Las palabras son solo vocablos, términos, voces, adquieren matices diferentes según las intenciones, se vuelven cariñosas, insultantes, hirientes. Al llegar a Ecuador solo sabía decir buenos días, muchas gracias. El Ministerio de Relaciones Exteriores de Francia pensaba mantenerme aquí durante dos años, luego me mandaría a cualquier otro continente. Por amor a una guayaquileña decidí quedarme, asimilando día a día la realidad ecuatoriana, descubriendo su idioma, su arte, su música, su literatura, pero sobre todo su gente.
Cuando noté cierta tensión entre regiones no me sorprendí. Vengo de una tierra donde los parisinos miran con condescendencia a los provincianos, los norteños son totalmente diferentes de los sureños en su forma de ser o de hablar, ocurre lo propio entre gente del este o del oeste. Por un sabroso artículo de Cristian Cordero Loor supe que eso de llamar monos a los guayaquileños remontaba a un episodio histórico, habiendo el rey Carlos II de España hecho llegar de Guayaquil dos graciosos especímenes susceptibles de disipar su melancolía, pero que terminaron asustándolo con sus irreverentes travesuras. Los guayaquileños acunaron el vocablo, no se ofendieron, terminaron diciendo: “Somos monos y trepamos”. Con cincuenta años de permanencia en esta ciudad ya me considero como un mono más.

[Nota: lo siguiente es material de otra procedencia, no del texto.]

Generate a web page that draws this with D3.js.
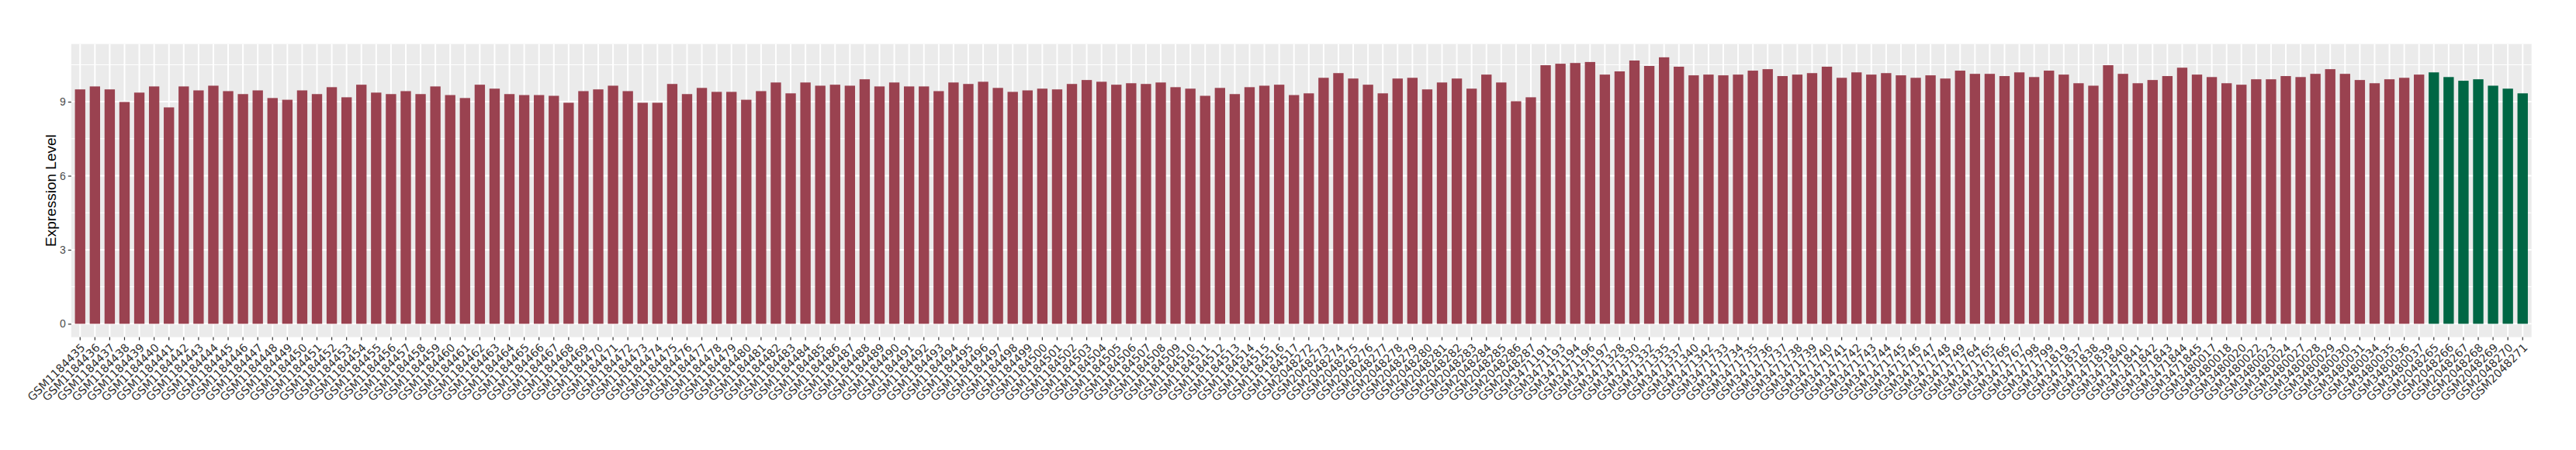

Lo de longo es otro cantar: según Carlos Joaquín Córdoba, la palabra vendría a significar “indio adolescente”. Fabricio Murcillo Morla propone “indio de la Sierra”, pero volviendo pintoresco el asunto, define al cholo como un “indio de la Costa”. En realidad no deberíamos dar mayor importancia a las palabras, sino fijarnos en la intención de quien las profiera. Muchos amigos míos me llaman cariñosamente “franchute” (término despectivo, según los diccionarios), pero un par de veces se me endilgó el calificativo como insulto, se me lo endosó como ofensa, en cual caso pensé que más me valía ignorar la afrenta quedándome con el afecto de los amigos. Quien suele rebajar a los demás en realidad se rebaja a sí mismo, desnuda sus complejos. Recuerdo todavía a Facundo Cabral llegando a mi casa y saludando a Alberto Cortez: “¿Qué tal te va, querido cabrón?”. Aquella noche decidimos bautizar a nuestro común amigo como Fecundo Cabrón, lo que lo hizo atosigarse de la risa. Tengo con mucha honra entrañables amigos monos, longos, cholos, negros y hasta un albino de los páramos que me acompañó una vez en una trepada al Cotacachi. Soy blanco por casualidad. no escogí mi color, no influye en lo que soy como ser humano. Si fuera negro, musulmán o chino, pues me asumiría como tal. Por lo pronto me siento profundamente ecuatoriano por haber formado aquí mi hogar, descansaré en esta misma tierra. Me casé con una mona, hubiera podido ser una longuita, una manabita, una cuencana, una lojana, una esmeraldeña, una indígena. Más allá de la forma como se llama a la gente está su esencia, lo único que me importa. El desprecio hacia los demás es la negación de nuestra propia decencia. Que me hablen de mestizos o de la raza aria me deja sin cuidado, pues más me interesa la gentileza de la gente que su gentilicia.